ANKARA, Turkey - On June 7, 2015 Turkey went through general elections for a new government. The ruling party, Justice and Development Party (AKP), main opposition party Republican People’s Party (CHP), Nationalist Movement Party (MHP) and People’s Democratic Party (HDP) passed the10 percent electoral threshold, and got into the parliament, The Grand National Assembly of Turkey (TBMM).
Despite receiving the highest percentage of vote, unlike the previous elections, AKP was not able to reach the number of parliament members to form a government alone and forced to form a coalition with one of the opposing parties.
“‘No parties can form a government alone’ means political parties will come together and form a coalition. If no parties were authorized [by the people] to form a government alone, there is nothing more proper than having negotiations with other parties,” said Ahmet Davutoglu, chairman of AKP at the press conference following his final meeting with Kemal Kilicdaroglu, chairman of CHP on August 13, 2015.
Following the elections, prime minister and chairman of AKP, Ahmet Davutoglu was appointed to form the coalition on July 9, 2015 by the president Recep Tayyip Erdogan. Ahmet Davutoglu and his government would also continue to hold a temporary government until a new coalition is formed. Having 40 business days to form a government, Davutoglu and his team met leaders of all three parties at TBMM to start negotiations for a coalition government. Initially turned down by both MHP and HDP, AKP focused on negotiations with CHP. Both parties formed commissions to discuss main expectations from a new government that could be formed by both parties.
After the commissions met several times, a total hours of almost 35, to come to an agreement, the leaders of both parties Ahmet Davutoglu and Kemal Kilicdaroglu met on August 10, 2015 to finalize the negotiations. Not having come to terms, the two leaders scheduled to meet again on August 13, 2015.

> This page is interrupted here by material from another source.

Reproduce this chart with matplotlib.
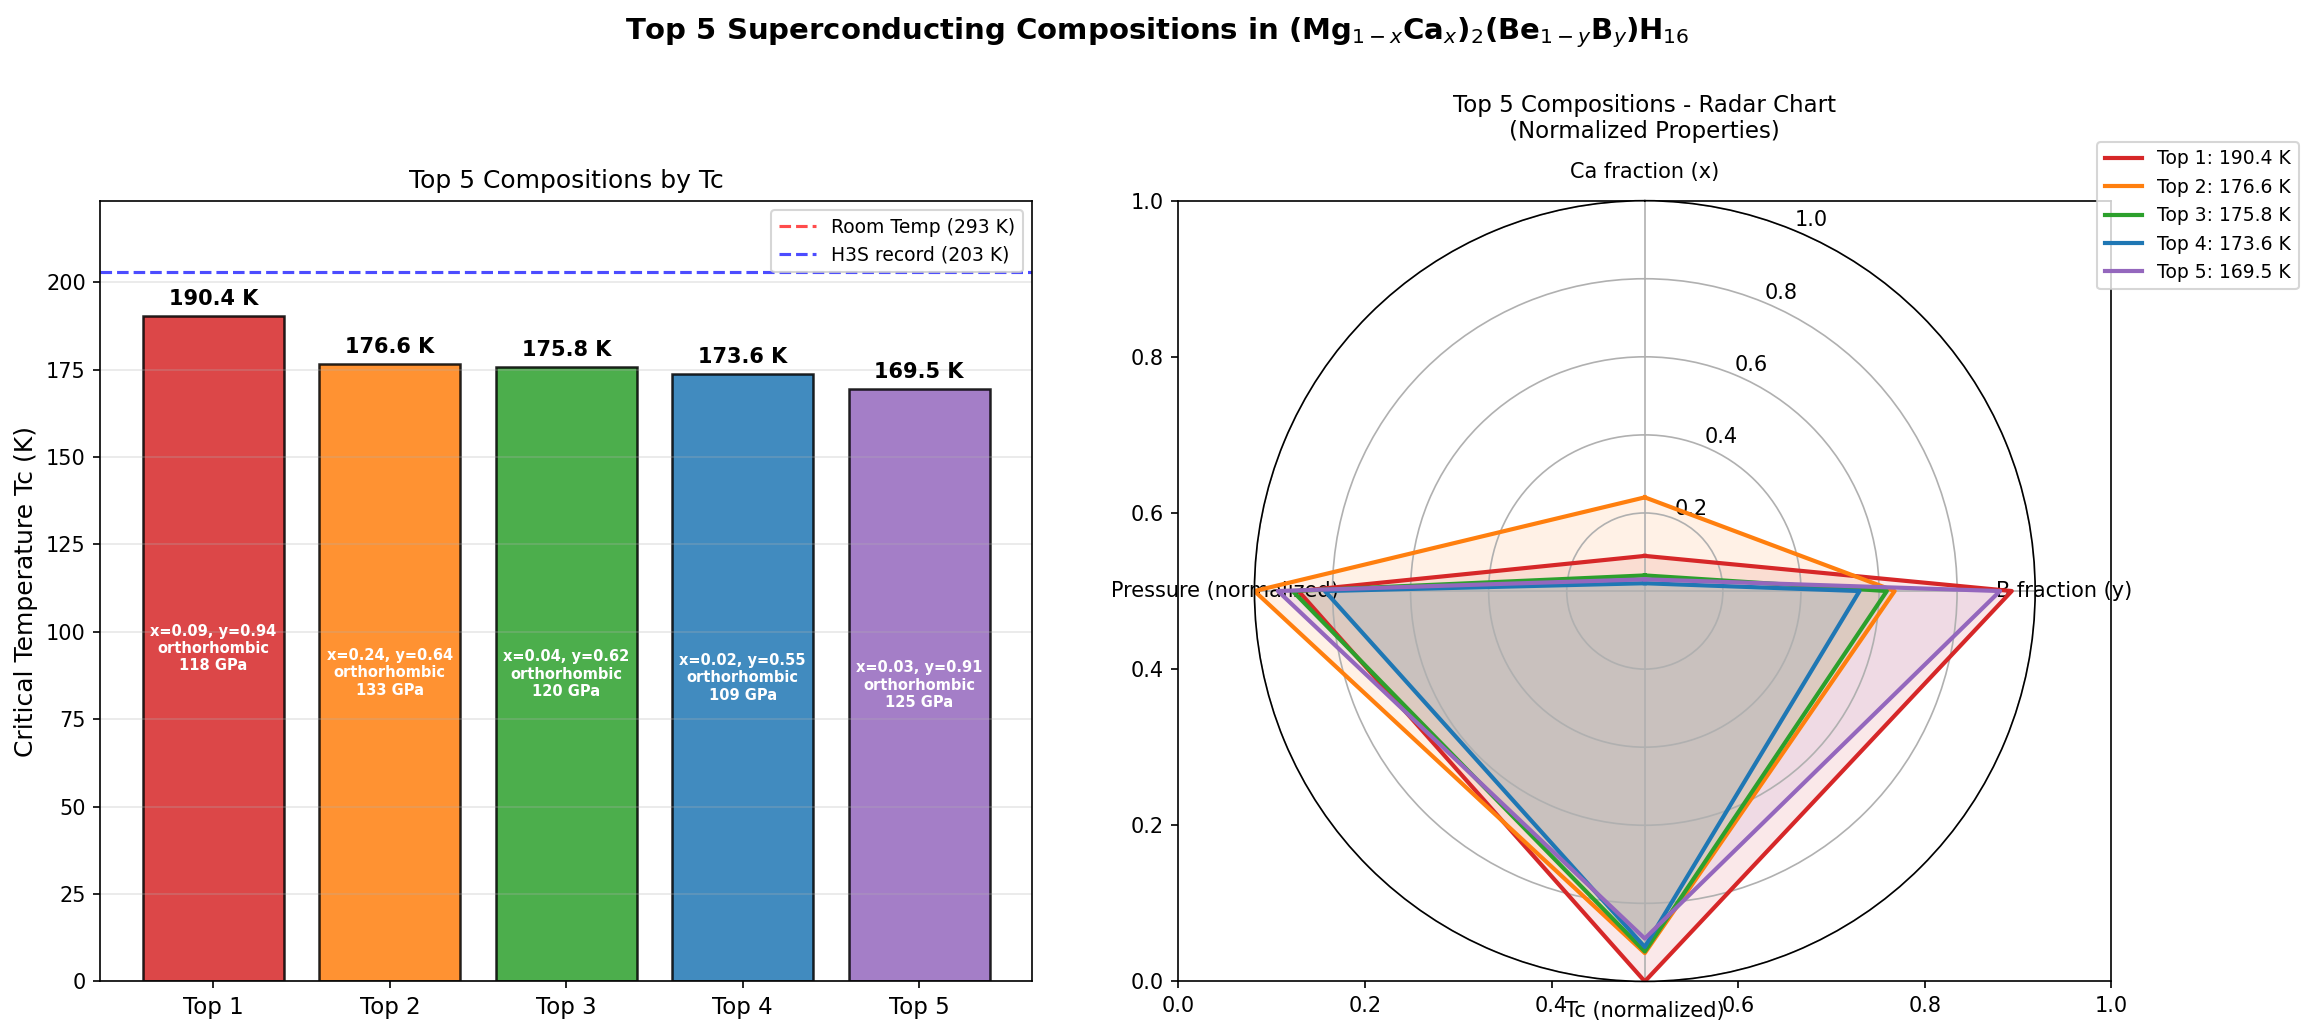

The two leaders met in the afternoon of August 13, at Ankara Palas, a historical building used as an official state guest house in the capital to finalize the negotiations. Following long, tedious and cautiously crafted negotiations, most people were expecting an agreement and the announcement of the new government with the coalition of AKP and CHP, two distinct voices in the parliament.
Contrary to expectations, the final meeting did not end with an agreement. Both leaders expressed in separate press conferences that the parties were not able to some to terms to set a coalition government.

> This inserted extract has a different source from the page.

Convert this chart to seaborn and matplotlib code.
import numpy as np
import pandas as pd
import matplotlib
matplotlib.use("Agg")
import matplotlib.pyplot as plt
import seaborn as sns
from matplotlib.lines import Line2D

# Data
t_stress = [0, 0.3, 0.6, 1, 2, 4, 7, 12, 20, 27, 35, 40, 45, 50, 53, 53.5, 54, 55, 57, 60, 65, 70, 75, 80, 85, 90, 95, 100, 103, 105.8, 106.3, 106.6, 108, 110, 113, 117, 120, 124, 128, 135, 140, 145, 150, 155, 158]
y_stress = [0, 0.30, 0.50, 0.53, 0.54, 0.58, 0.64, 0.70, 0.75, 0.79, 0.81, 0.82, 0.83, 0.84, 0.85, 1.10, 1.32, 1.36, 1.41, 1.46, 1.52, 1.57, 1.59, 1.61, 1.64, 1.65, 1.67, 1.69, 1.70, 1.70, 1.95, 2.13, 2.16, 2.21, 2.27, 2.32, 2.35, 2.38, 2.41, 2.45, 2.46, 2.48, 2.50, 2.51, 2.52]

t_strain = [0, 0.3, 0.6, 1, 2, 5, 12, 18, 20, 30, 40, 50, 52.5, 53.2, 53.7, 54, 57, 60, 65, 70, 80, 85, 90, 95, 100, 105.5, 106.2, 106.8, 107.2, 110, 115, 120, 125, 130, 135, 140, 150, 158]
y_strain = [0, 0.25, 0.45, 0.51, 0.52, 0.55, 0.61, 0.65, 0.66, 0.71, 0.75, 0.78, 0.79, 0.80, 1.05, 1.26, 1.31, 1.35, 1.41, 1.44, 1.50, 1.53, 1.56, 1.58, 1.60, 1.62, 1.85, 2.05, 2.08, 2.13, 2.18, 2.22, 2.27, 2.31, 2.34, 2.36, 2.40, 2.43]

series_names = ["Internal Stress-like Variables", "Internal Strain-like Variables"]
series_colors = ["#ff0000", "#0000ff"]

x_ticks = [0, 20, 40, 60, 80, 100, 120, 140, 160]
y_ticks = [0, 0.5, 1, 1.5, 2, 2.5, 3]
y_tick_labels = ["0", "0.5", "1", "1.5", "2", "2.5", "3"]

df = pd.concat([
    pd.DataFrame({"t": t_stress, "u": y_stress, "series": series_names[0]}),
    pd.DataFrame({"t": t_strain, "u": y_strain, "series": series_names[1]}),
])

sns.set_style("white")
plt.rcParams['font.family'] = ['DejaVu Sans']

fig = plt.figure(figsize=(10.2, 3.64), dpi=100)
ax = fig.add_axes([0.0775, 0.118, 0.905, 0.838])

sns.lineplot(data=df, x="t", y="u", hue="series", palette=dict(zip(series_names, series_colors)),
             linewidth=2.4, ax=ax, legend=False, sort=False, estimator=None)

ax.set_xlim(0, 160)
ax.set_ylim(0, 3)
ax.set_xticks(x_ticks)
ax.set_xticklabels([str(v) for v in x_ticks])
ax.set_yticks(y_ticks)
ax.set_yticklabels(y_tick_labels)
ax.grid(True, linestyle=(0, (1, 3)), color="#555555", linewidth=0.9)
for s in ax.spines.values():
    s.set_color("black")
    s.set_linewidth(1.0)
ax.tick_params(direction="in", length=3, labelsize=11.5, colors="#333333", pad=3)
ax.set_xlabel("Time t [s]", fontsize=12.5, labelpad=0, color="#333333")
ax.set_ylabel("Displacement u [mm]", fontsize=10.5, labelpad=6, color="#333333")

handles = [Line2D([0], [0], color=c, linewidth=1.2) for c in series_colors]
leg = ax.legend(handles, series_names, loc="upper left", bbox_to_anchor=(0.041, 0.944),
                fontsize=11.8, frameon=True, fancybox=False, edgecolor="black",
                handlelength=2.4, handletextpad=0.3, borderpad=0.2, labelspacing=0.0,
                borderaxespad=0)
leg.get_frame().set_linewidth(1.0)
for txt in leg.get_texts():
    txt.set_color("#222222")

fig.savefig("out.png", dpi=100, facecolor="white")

Mr. Davutoglu said despite both parties had very hopeful approach to form the government, and everyone did what they were supposed to do, each party’s expectations for the country’s future did not come to a consensus to work together.
“In my speech at AKP headquarters’ balcony on June 7th night, I had expressed that we will not let this country not have a government, we will not give a chance to those who want create a chaos or crisis, and we will take any necessary measures as a party that has the strength to govern the country any time. I am sure anyone who voted for us or not can see that we have been doing whatever is necessary for the responsibility we have taken on this issue for the past two months,” Mr. Davutoglu said.
“Within the frame of this work, I met the leaders of all the parties in the parliamentary. As a result of those meetings, in the initial phase, we decided to continue negotiations with CHP while MHP only expressed their willingness for latter meetings. I was very happy to find out we had more terms that we agreed than we had discuss. However, we also had great divergence on some issues especially foreign policy and education,” he continued. “We came to a conclusion that we should continue our dialogs within a mutual understanding, but we did not have the basis to form a coalition.”
Following Mr. Davutoglu, Mr. Kilictaroglu said CHP has prepared its basic principles to form a coalition with 14 items on June 15, 2015 and shared them with public following the elections. He said, he expressed Mr. Davutoglu that CHP thinks a well grounded and powerful coalition formed for a long term would be best for country’s need. On the contrary, Davutoglu offered a short term government or asked for support for a minority government as a second option.
“We have not received a suggestion for a coalition so far,” he said. “We were offered to form a government for a new election within three months. This did not match our central executive board’s decision of long term government. Personally, when we talk about national will, we need to understand what our people expected us.”
“If the national will has divided the votes among the political parties, and did not allow one party form a government alone, it is the leaders’ responsibility to form a coalition government as a response to national will of the country. If you say, I cannot form a coalition; I will go for a re-election, how can you talk about respecting the national will? We should have given a chance to this. I think, Turkey has missed a historical opportunity.”
Both leaders expressed there was no option for pessimism for Turkey. Davutoglu said there were still options such as forming a coalition with MHP, although an early election was prominently standing out. Kilicdaroglu said Turkey has the capacity to get over its problems.
Over two months after the elections, a government not being formed, Turkey’s people are again at the edge of making a choice of who should govern the country.